Wednesday, January 8, 2014

The disappearing DVR

One of the most popular categories of electronic equipment has been recording devices, audio and video.  As time has gone on, these recording devices have been disappearing.  I believe that most of this disappearance is driven by content aggregators (record companies, movie companies) and not actually consumer disinterest.  Much of this is out in the open, for example, the Digitial Millennium Copyright Act and the people who lobbied for it.  But once there are laws like DMCA, electronics companies that used to push the letter of the law in selling copying devices, now shrank back into selling only in non-US markets, professional devices, etc.  And given that many of the "standards" used in AV are proprietary, no manufacturer wants to offend the standards-owners.  Etc.  There is more than just fear of law enforcement here.  There is fear of and cooperation among different companies.

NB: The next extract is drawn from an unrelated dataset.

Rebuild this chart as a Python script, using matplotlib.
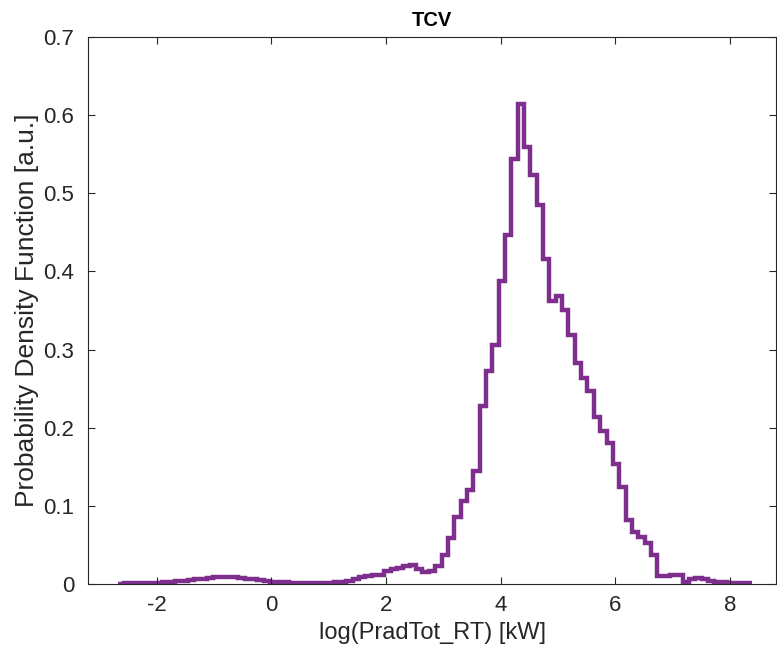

The great example of this is Sony, the electronics AND media mogul.  They were among the first to push video recording with Beta (and Super Beta and ED Beta) video recorders, starting in the 1970's.  Now they don't sell any consumer video recorders in US markets.  They do make a reportedly excellent line of  Blu Ray recorders, such as the BDZ-EX200, but none of them are sold in the USA.  Sony wants the movie studios (and they own lots of movie studios too) to use Blu Ray, so they want to make movie companies feel their properties aren't going to get copied.  Of course it's not only illegal to copy a Blu Ray movie on a Blu Ray recorder, it's technically impossible.  You are locked out of copying protected data by all digital copying devices.  But that doesn't seem to be enough for the studios and the standards owners who cater to them.  They seem to want you not to think about copying anything.

You won't find many Blu Ray recorders in the USA actually.  The least expensive one I know of is the JVC SR-HD1250, which now sells for about $1000.  This is, of course, a "professional" model.  JVC makes two other models which sell for $2500 and $3500.  Panasonic makes a line of consumer recorders, but as with Sony they are not available in the USA or compatible with US standards.

Funny because it wasn't that long ago that many companies made DVD recorders.  Of course DVD is not a standard owned by a single giant media company.  It's not exactly an open standard, but it's far more open that a strictly proprietary standard like Blu Ray.  Sony quit selling DVD recorders in the USA first, ending with their great RDR-HX900 in the USA.  I bought one of those in 2005, and when it started to have problems in 2010 I first looked to Sony for a replacement.  Then I looked to anyone for a replacement.  Finally I decided I had a limited edition classic and I should just keep fixing it forever.  It wasn't long after Sony stopped selling these units that they stopped selling the unique DVD drive it uses, which seems to go bad in a few years.  And if you've been inside one of these units trying to fix it, you strongly get the feeling the whole thing was specifically engineered to be difficult to repair.

Of course, Sony wants you to believe that DVD is old shit, and you should move on to Blu Ray, so perhaps it was understandable that Sony would stop selling DVD recorders first.  But other manufacturers gradually followed, and now there is only one company (Funai) selling a standalone DVD recorder in the USA (under the Magnavox brand name, which they now own).  That unit is available in three hard drive capacities, with the largest being the MDR537H/F7.  It is an 8th generation DVD recorder from Magnavox and people fear it may be the last.  It is very reasonably priced and I'm buying one right now.